Despite the fact that many predecessors in the military failed current commanders to prepare for a Sino–American war today or next week, one hopes that Minihan is preparing his fleet to be stressed far beyond what AMC has experienced in the post-Cold War period, and that these efforts are repeated for all commands.
A high-intensity war with China will tax U.S. conventional capabilities, and perhaps nuclear capabilities, far beyond what most serving officers have experienced in their careers. They will have to return to the lessons and hard experience of the Cold War, when some of today’s most senior officers were juniors at the start of their careers and rigorously trained for World War III against Warsaw Pact forces.
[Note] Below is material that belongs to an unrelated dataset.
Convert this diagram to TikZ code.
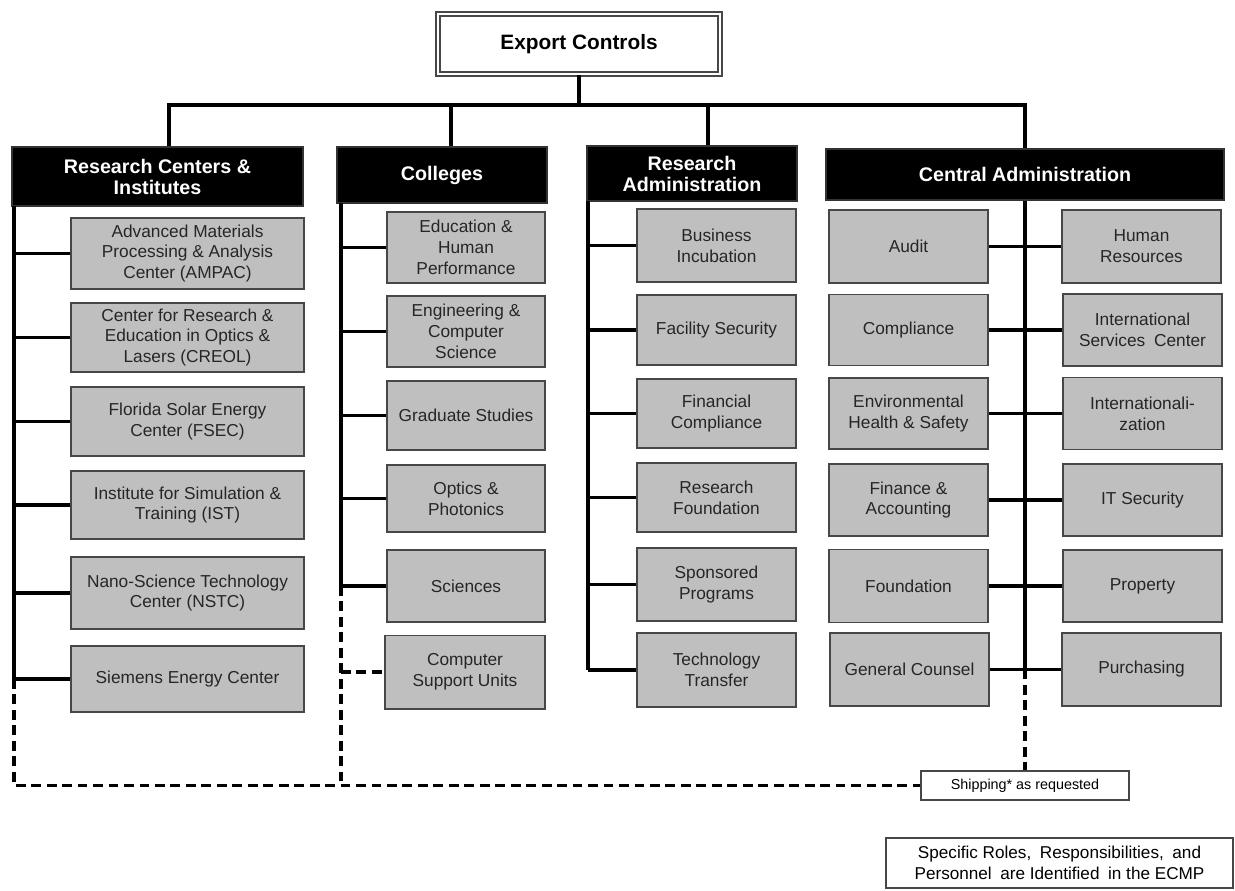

If that intensity isn’t present, Minihan and senior military leaders have to recapture it.
The leaked memorandum’s appeal to greater risks in training is a necessary and welcome step, so long as the careers of officers who do train rigorously aren’t harmed by the inevitable consequences of realistic training. Minihan and all senior officers in the chain of command must have the backs of those conducting such training, and junior officers and non-commission officers must know this. Indeed, Minihan himself will have to be protected, as the China threat deflators are still present in the U.S. national security community. Leadership is defined in part by providing such protection.
Particularly, since the end of the Cold War, the United States hasn’t trained for high-intensity conflict in every domain—air, space, land, sea, cyber—against a peer enemy whose military effectiveness typically is dismissed or discounted by many in the national security community. At a minimum, war always brings nasty surprises for combatants, and no doubt the Sino–American one will, too, for both China and the United States. The intense training that Minihan calls for can reduce the impact of the inevitable surprise.
Minihan deserves great praise for his memorandum and its call to meet the threat right here and right now.